◆ **YOUR OBJECTIVE**
Your task is to output the listing word for word, with pictures excluded.

◆ **DATA SHOWN**
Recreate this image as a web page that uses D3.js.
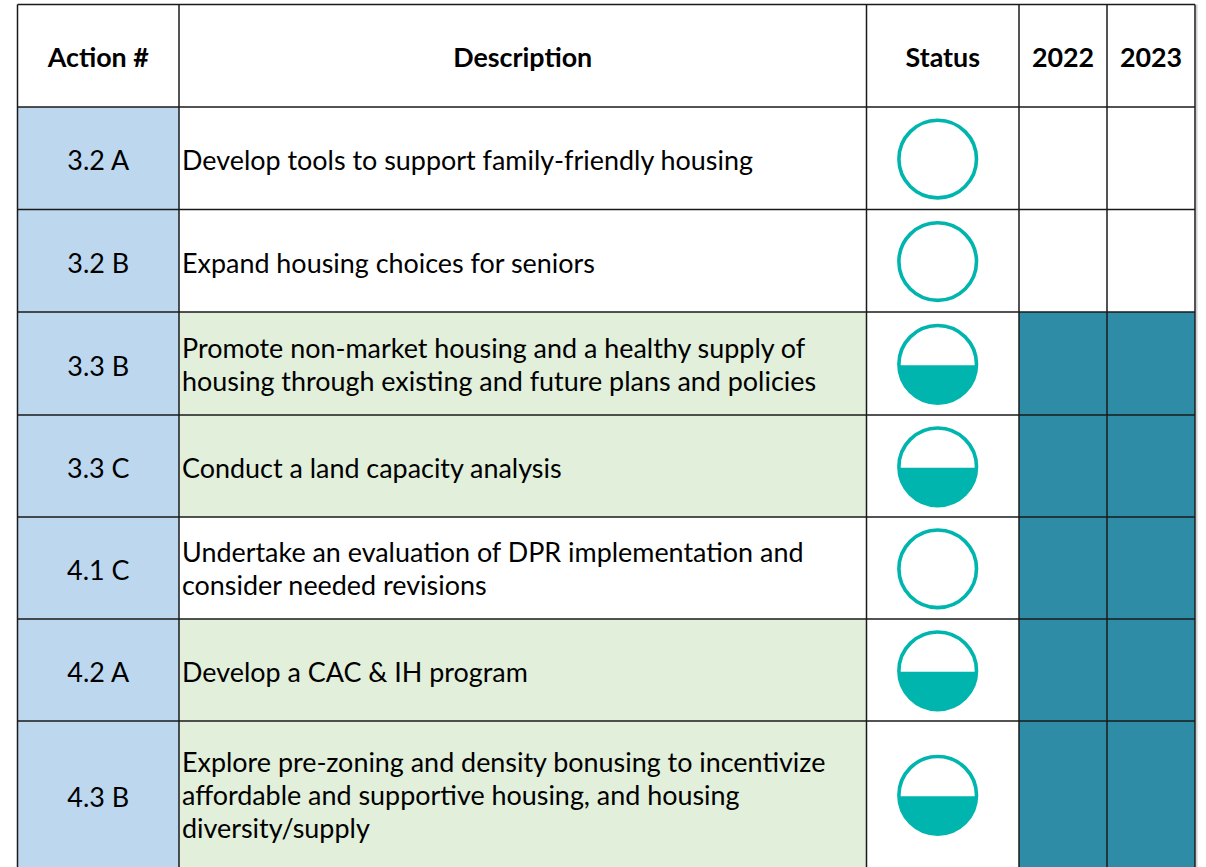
<!DOCTYPE html>
<html><head><meta charset="utf-8">
<script src="https://cdn.jsdelivr.net/npm/d3@7"></script>
<style>html,body{margin:0;padding:0;background:#fff;}svg{display:block;}</style>
</head><body>
<svg id="chart" width="1206" height="867"></svg>
<script>
const columns = ["Action #", "Description", "Status", "2022", "2023"];
const actions = ["3.2 A", "3.2 B", "3.3 B", "3.3 C", "4.1 C", "4.2 A", "4.3 B"];
const descriptions = [
  ["Develop tools to support family-friendly housing"],
  ["Expand housing choices for seniors"],
  ["Promote non-market housing and a healthy supply of", "housing through existing and future plans and policies"],
  ["Conduct a land capacity analysis"],
  ["Undertake an evaluation of DPR implementation and", "consider needed revisions"],
  ["Develop a CAC & IH program"],
  ["Explore pre-zoning and density bonusing to incentivize", "affordable and supportive housing, and housing", "diversity/supply"]
];
const descHighlighted = [false, false, true, true, false, true, true];
const status = [0, 0, 0.5, 0.5, 0, 0.5, 0.5];
const year2022 = [false, false, true, true, true, true, true];
const year2023 = [false, false, true, true, true, true, true];

const svg = d3.select("#chart");
const FONT = "Lato, 'Open Sans', sans-serif";

// measure to calibrate font size (Calibri-like width)
const probe = svg.append("text").attr("font-family", FONT).attr("font-size", 100).text(descriptions[0][0]);
const w100 = probe.node().getComputedTextLength();
probe.remove();
const fs = 100 * 571 / w100;
const probeB = svg.append("text").attr("font-family", FONT).attr("font-weight", 700).attr("font-size", 100).text("Description");
const wb100 = probeB.node().getComputedTextLength();
probeB.remove();
const fsB = 100 * 139 / wb100;

// layout
const colEdges = [17.5, 179, 866.5, 1019, 1107, 1195];
const headerTop = 4.5, headerBottom = 107;
const rowBottoms = [209.5, 312, 415, 517, 619, 721, 868];
const rowTops = [headerBottom].concat(rowBottoms.slice(0, -1));

const x = d3.scaleOrdinal().domain(columns).range(colEdges.slice(0, 5));
const xEnd = d3.scaleOrdinal().domain(columns).range(colEdges.slice(1));
const yTop = d3.scaleOrdinal().domain(actions).range(rowTops);
const yBot = d3.scaleOrdinal().domain(actions).range(rowBottoms);
const yMid = a => (yTop(a) + yBot(a)) / 2;

const rows = actions.map((a, i) => ({a, desc: descriptions[i], hl: descHighlighted[i], s: status[i], y22: year2022[i], y23: year2023[i]}));

const gCells = svg.append("g");
// backgrounds
gCells.selectAll("rect.act").data(rows).join("rect")
  .attr("x", x("Action #")).attr("width", xEnd("Action #") - x("Action #"))
  .attr("y", d => yTop(d.a)).attr("height", d => yBot(d.a) - yTop(d.a))
  .attr("fill", "#BDD7EE");
gCells.selectAll("rect.desc").data(rows.filter(d => d.hl)).join("rect")
  .attr("x", x("Description")).attr("width", xEnd("Description") - x("Description"))
  .attr("y", d => yTop(d.a)).attr("height", d => yBot(d.a) - yTop(d.a))
  .attr("fill", "#E2EFDA");
[["2022", "y22"], ["2023", "y23"]].forEach(([c, k]) => {
  gCells.append("g").selectAll("rect").data(rows.filter(d => d[k])).join("rect")
    .attr("x", x(c)).attr("width", xEnd(c) - x(c))
    .attr("y", d => yTop(d.a)).attr("height", d => yBot(d.a) - yTop(d.a))
    .attr("fill", "#2E8CA6");
});

// grid lines
const gGrid = svg.append("g").attr("stroke", "#1a1a1a").attr("stroke-width", 1.5);
colEdges.forEach(cx => gGrid.append("line").attr("x1", cx).attr("x2", cx).attr("y1", headerTop).attr("y2", 867));
[headerTop, headerBottom].concat(rowBottoms.slice(0, -1)).forEach(yy =>
  gGrid.append("line").attr("x1", colEdges[0]).attr("x2", colEdges[5]).attr("y1", yy).attr("y2", yy));
svg.append("line").attr("x1", 1196.8).attr("x2", 1196.8).attr("y1", headerTop).attr("y2", 867).attr("stroke", "#d0d0d0").attr("stroke-width", 1.5);

// header
svg.append("g").selectAll("text").data(columns).join("text")
  .attr("x", c => (x(c) + xEnd(c)) / 2)
  .attr("y", 66.5)
  .attr("text-anchor", "middle")
  .attr("font-family", FONT).attr("font-weight", 700).attr("font-size", fsB)
  .attr("fill", "#000").text(c => c);

// action ids
svg.append("g").selectAll("text").data(rows).join("text")
  .attr("x", (x("Action #") + xEnd("Action #")) / 2)
  .attr("y", d => yMid(d.a) + 12)
  .attr("text-anchor", "middle")
  .attr("font-family", FONT).attr("font-size", fs).attr("fill", "#000")
  .text(d => d.a);

// descriptions
const LH = 33;
svg.append("g").selectAll("text").data(rows).join("text")
  .attr("font-family", FONT).attr("font-size", fs).attr("fill", "#000")
  .each(function(d) {
    const n = d.desc.length;
    const base = yMid(d.a) + (n === 1 ? 12 : 10.5);
    d3.select(this).selectAll("tspan").data(d.desc).join("tspan")
      .attr("x", x("Description") + 3)
      .attr("y", (t, i) => base + (i - (n - 1) / 2) * LH)
      .text(t => t);
  });

// status circles
const cx = 937.7, R = 38.8, SW = 3.6;
const gS = svg.append("g");
rows.forEach((d, i) => {
  const cy = yMid(d.a) + 0.8;
  const g = gS.append("g");
  if (d.s > 0) {
    const cid = "clip" + i;
    const chordY = cy + R * (1 - 2 * d.s) + 1;
    g.append("clipPath").attr("id", cid).append("rect")
      .attr("x", cx - R - 5).attr("width", 2 * R + 10)
      .attr("y", chordY).attr("height", cy + R + 5 - chordY);
    g.append("circle").attr("cx", cx).attr("cy", cy).attr("r", R)
      .attr("fill", "#00B5AD").attr("clip-path", `url(#${cid})`);
  }
  g.append("circle").attr("cx", cx).attr("cy", cy).attr("r", R)
    .attr("fill", "none").attr("stroke", "#00B5AD").attr("stroke-width", SW);
});
</script>
</body></html>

◆ **WORKED ANSWER**
Recreate this image as a web page that uses D3.js.
<!DOCTYPE html>
<html><head><meta charset="utf-8">
<script src="https://cdn.jsdelivr.net/npm/d3@7"></script>
<style>html,body{margin:0;padding:0;background:#fff;}svg{display:block;}</style>
</head><body>
<svg id="chart" width="1206" height="867"></svg>
<script>
const columns = ["Action #", "Description", "Status", "2022", "2023"];
const actions = ["3.2 A", "3.2 B", "3.3 B", "3.3 C", "4.1 C", "4.2 A", "4.3 B"];
const descriptions = [
  ["Develop tools to support family-friendly housing"],
  ["Expand housing choices for seniors"],
  ["Promote non-market housing and a healthy supply of", "housing through existing and future plans and policies"],
  ["Conduct a land capacity analysis"],
  ["Undertake an evaluation of DPR implementation and", "consider needed revisions"],
  ["Develop a CAC & IH program"],
  ["Explore pre-zoning and density bonusing to incentivize", "affordable and supportive housing, and housing", "diversity/supply"]
];
const descHighlighted = [false, false, true, true, false, true, true];
const status = [0, 0, 0.5, 0.5, 0, 0.5, 0.5];
const year2022 = [false, false, true, true, true, true, true];
const year2023 = [false, false, true, true, true, true, true];

const svg = d3.select("#chart");
const FONT = "Lato, 'Open Sans', sans-serif";

// measure to calibrate font size (Calibri-like width)
const probe = svg.append("text").attr("font-family", FONT).attr("font-size", 100).text(descriptions[0][0]);
const w100 = probe.node().getComputedTextLength();
probe.remove();
const fs = 100 * 571 / w100;
const probeB = svg.append("text").attr("font-family", FONT).attr("font-weight", 700).attr("font-size", 100).text("Description");
const wb100 = probeB.node().getComputedTextLength();
probeB.remove();
const fsB = 100 * 139 / wb100;

// layout
const colEdges = [17.5, 179, 866.5, 1019, 1107, 1195];
const headerTop = 4.5, headerBottom = 107;
const rowBottoms = [209.5, 312, 415, 517, 619, 721, 868];
const rowTops = [headerBottom].concat(rowBottoms.slice(0, -1));

const x = d3.scaleOrdinal().domain(columns).range(colEdges.slice(0, 5));
const xEnd = d3.scaleOrdinal().domain(columns).range(colEdges.slice(1));
const yTop = d3.scaleOrdinal().domain(actions).range(rowTops);
const yBot = d3.scaleOrdinal().domain(actions).range(rowBottoms);
const yMid = a => (yTop(a) + yBot(a)) / 2;

const rows = actions.map((a, i) => ({a, desc: descriptions[i], hl: descHighlighted[i], s: status[i], y22: year2022[i], y23: year2023[i]}));

const gCells = svg.append("g");
// backgrounds
gCells.selectAll("rect.act").data(rows).join("rect")
  .attr("x", x("Action #")).attr("width", xEnd("Action #") - x("Action #"))
  .attr("y", d => yTop(d.a)).attr("height", d => yBot(d.a) - yTop(d.a))
  .attr("fill", "#BDD7EE");
gCells.selectAll("rect.desc").data(rows.filter(d => d.hl)).join("rect")
  .attr("x", x("Description")).attr("width", xEnd("Description") - x("Description"))
  .attr("y", d => yTop(d.a)).attr("height", d => yBot(d.a) - yTop(d.a))
  .attr("fill", "#E2EFDA");
[["2022", "y22"], ["2023", "y23"]].forEach(([c, k]) => {
  gCells.append("g").selectAll("rect").data(rows.filter(d => d[k])).join("rect")
    .attr("x", x(c)).attr("width", xEnd(c) - x(c))
    .attr("y", d => yTop(d.a)).attr("height", d => yBot(d.a) - yTop(d.a))
    .attr("fill", "#2E8CA6");
});

// grid lines
const gGrid = svg.append("g").attr("stroke", "#1a1a1a").attr("stroke-width", 1.5);
colEdges.forEach(cx => gGrid.append("line").attr("x1", cx).attr("x2", cx).attr("y1", headerTop).attr("y2", 867));
[headerTop, headerBottom].concat(rowBottoms.slice(0, -1)).forEach(yy =>
  gGrid.append("line").attr("x1", colEdges[0]).attr("x2", colEdges[5]).attr("y1", yy).attr("y2", yy));
svg.append("line").attr("x1", 1196.8).attr("x2", 1196.8).attr("y1", headerTop).attr("y2", 867).attr("stroke", "#d0d0d0").attr("stroke-width", 1.5);

// header
svg.append("g").selectAll("text").data(columns).join("text")
  .attr("x", c => (x(c) + xEnd(c)) / 2)
  .attr("y", 66.5)
  .attr("text-anchor", "middle")
  .attr("font-family", FONT).attr("font-weight", 700).attr("font-size", fsB)
  .attr("fill", "#000").text(c => c);

// action ids
svg.append("g").selectAll("text").data(rows).join("text")
  .attr("x", (x("Action #") + xEnd("Action #")) / 2)
  .attr("y", d => yMid(d.a) + 12)
  .attr("text-anchor", "middle")
  .attr("font-family", FONT).attr("font-size", fs).attr("fill", "#000")
  .text(d => d.a);

// descriptions
const LH = 33;
svg.append("g").selectAll("text").data(rows).join("text")
  .attr("font-family", FONT).attr("font-size", fs).attr("fill", "#000")
  .each(function(d) {
    const n = d.desc.length;
    const base = yMid(d.a) + (n === 1 ? 12 : 10.5);
    d3.select(this).selectAll("tspan").data(d.desc).join("tspan")
      .attr("x", x("Description") + 3)
      .attr("y", (t, i) => base + (i - (n - 1) / 2) * LH)
      .text(t => t);
  });

// status circles
const cx = 937.7, R = 38.8, SW = 3.6;
const gS = svg.append("g");
rows.forEach((d, i) => {
  const cy = yMid(d.a) + 0.8;
  const g = gS.append("g");
  if (d.s > 0) {
    const cid = "clip" + i;
    const chordY = cy + R * (1 - 2 * d.s) + 1;
    g.append("clipPath").attr("id", cid).append("rect")
      .attr("x", cx - R - 5).attr("width", 2 * R + 10)
      .attr("y", chordY).attr("height", cy + R + 5 - chordY);
    g.append("circle").attr("cx", cx).attr("cy", cy).attr("r", R)
      .attr("fill", "#00B5AD").attr("clip-path", `url(#${cid})`);
  }
  g.append("circle").attr("cx", cx).attr("cy", cy).attr("r", R)
    .attr("fill", "none").attr("stroke", "#00B5AD").attr("stroke-width", SW);
});
</script>
</body></html>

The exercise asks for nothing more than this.